Gli Ermellini ribadiscono che il danno al minore infante è qualificabile come danno futuro e che, a sua volta, per il danno futuro possono ipotizzarsi due diverse configurazioni: il danno virtuale e quello eventuale.

Il primo dei due è un danno certo al momento del fatto illecito, ma destinato ad avere ripercussioni nel futuro; il danno futuro eventuale è invece un danno che al momento del fatto illecito non si sa se si verificherà in futuro, ed è quindi ipotetico.

La perdita del rapporto parentale, determina la perdita dei reciproci affetti in corso, che sono, a differenza del danno morale soggettivo, “dimensioni oggettive” del pregiudizio, ossia “utilità” la cui estinzione rileva a prescindere dalla sofferenza che quella perdita può produrre sul parente sopravvissuto.

Pertanto, la perdita del rapporto parentale, in quanto perdita delle utilità che il rapporto consente, è necessariamente una perdita attuale, che consiste nella definitiva impossibilità di godere di quel legame, con la conseguenza che costituisce pregiudizio rilevante solo per il congiunto che di tale rapporto sia parte, non in senso formale, ma nel senso di poter trarre dal rapporto le utilità che esso offre e che l’illecito fa perdere definitivamente.

In altri termini, il danno da perdita del rapporto parentale futuro dell’infante, ovvero la sua futura sofferenza per la perdita attuale del nonno, è un danno eventuale che non può essere ritenuto rilevante ora per allora, in quanto se si può riconoscere, in astratto, una eventuale sofferenza postuma, «non si può ammettere un godimento postumo dei beni che il rapporto familiare consente».

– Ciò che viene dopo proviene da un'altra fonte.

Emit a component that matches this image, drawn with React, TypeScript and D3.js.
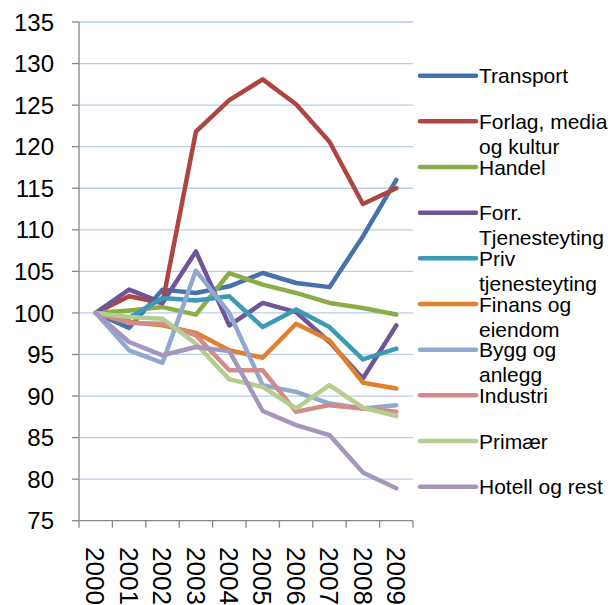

Ad ogni modo, sottolinea la Corte: i ricorrenti hanno chiesto che venga risarcito il pregiudizio da perdita del rapporto parentale futuro del nonno, a favore della nipote infante, quale che esso sia, come lo si qualifichi. Semmai, allora va posta questione se essi hanno inteso riferirsi al danno morale soggettivo, ossia alla sofferenza che potrebbe in futuro provare la minore, quando sarà in età di avvertire la perdita, oppure se abbiano inteso riferirsi, alternativamente, alla perdita del rapporto parentale in quanto tale – e le due situazioni sono distinte per pacifico assunto, non cumulabili, se si vuole, ma di certo distinte, ed alternativamente risarcibili.

Per entrambi i pregiudizi, comunque, la conclusione è negativa.

Si ricorreva negli anni ’80-‘90 all’espediente del danno futuro: non può soffrire oggi, ma soffrirà quando avrà coscienza della perdita, ed ovviamente la dissociazione temporale tra il fatto illecito ed il pregiudizio che ne segue non impedisce la rilevanza del danno, non essendo connaturale a quest’ultimo la contestualità con l’azione lesiva.

Quell’espediente era una conseguenza del fatto che l’unica ipotesi di danno non patrimoniale rilevante, quando quella giurisprudenza si è formata, era il danno morale soggettivo: cosi che il danno futuro, ossia la dissociazione temporale tra fatto lesivo e ripercussione dannosa, costituiva un rimedio di politica del diritto alla eventualità che all’infante, non patendo immediatamente sofferenza per la perdita, venisse negato risarcimento, pur potendo invece quella sofferenza prodursi in seguito.

La Corte rigetta sia il ricorso principale che quello incidentale. Compensa le spese.